To Galen, the substantial variation within the industry is key: “These are writers, they’re the most colorful people on earth. There’s no way to generalize about them.” Nevertheless, he says, “I don’t think the rapport between editors and authors is any different now.” And, as an agent, his approach to relationships with authors hasn’t changed over his career. “When you take a writer on, you expect it to be for life,” he says. “It’s like romantic relationships. You assume it will be till death do us part, and you make your plans accordingly.”

So if editors are still basically editors and agents still agents, what has changed?

The answer seems to be technology.
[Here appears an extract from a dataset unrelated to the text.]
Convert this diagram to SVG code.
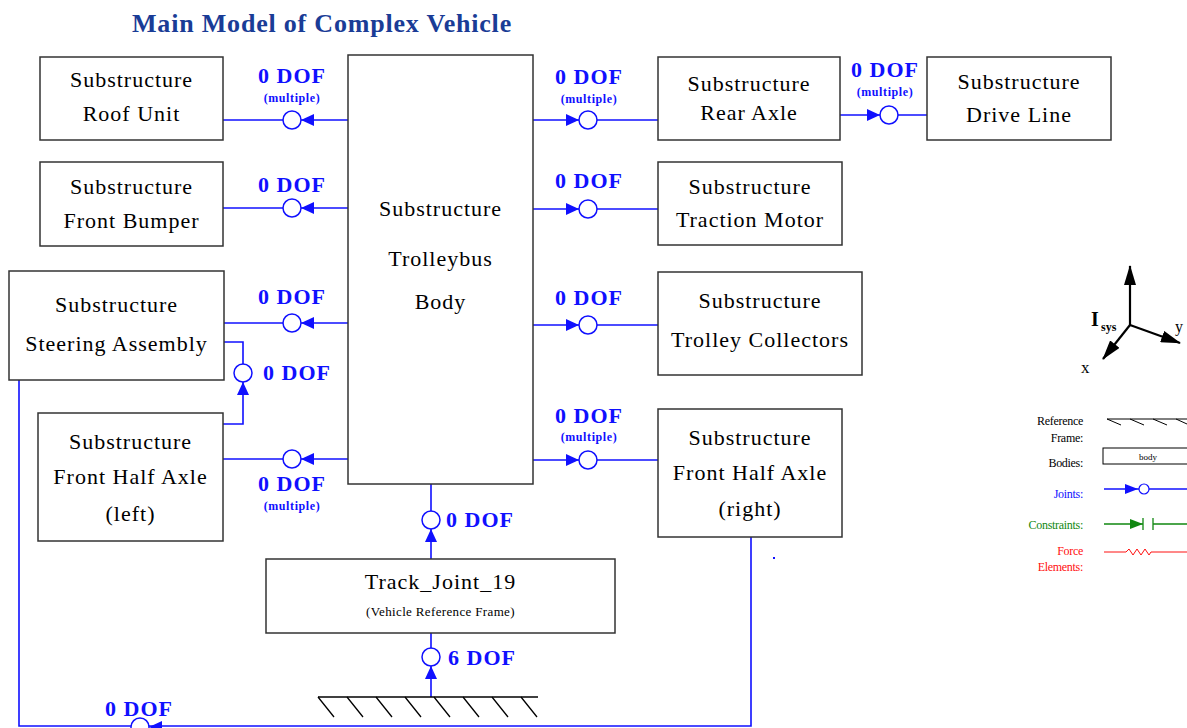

With the growth of e-books and electronic publishing, the responsibilities of both agents and editors have increased exponentially in terms of production, marketing, and the sale and management of rights.

“The agent is now immersed in so many different things for [a] client that it does involve a level of time and investment and involvement that I’ve never seen before,” says Galen. But, he hastens to add, “I don’t think it’s a cultural change, I think it’s a technological change.”

Reflecting the ever-growing diversity of tasks that occupy agents, Clark sees his role as more that of a manager with additional editorial involvement. And although Sambuchino observes that some agents “take a hands-on role in suggesting changes to tighten up a story or nonfiction book proposal,” he believes that the primary responsibility of the agent remains not editing, but selling books.

Editors—and publishing—are clearly in flux. But there’s no reason to give up hope yet.

“There’s always something to make you think that publishing is about to fall off a cliff,” says Galen. “Thirty years ago, all anyone talked about was how publishing was in its dying days. There wasn’t a Golden Age.”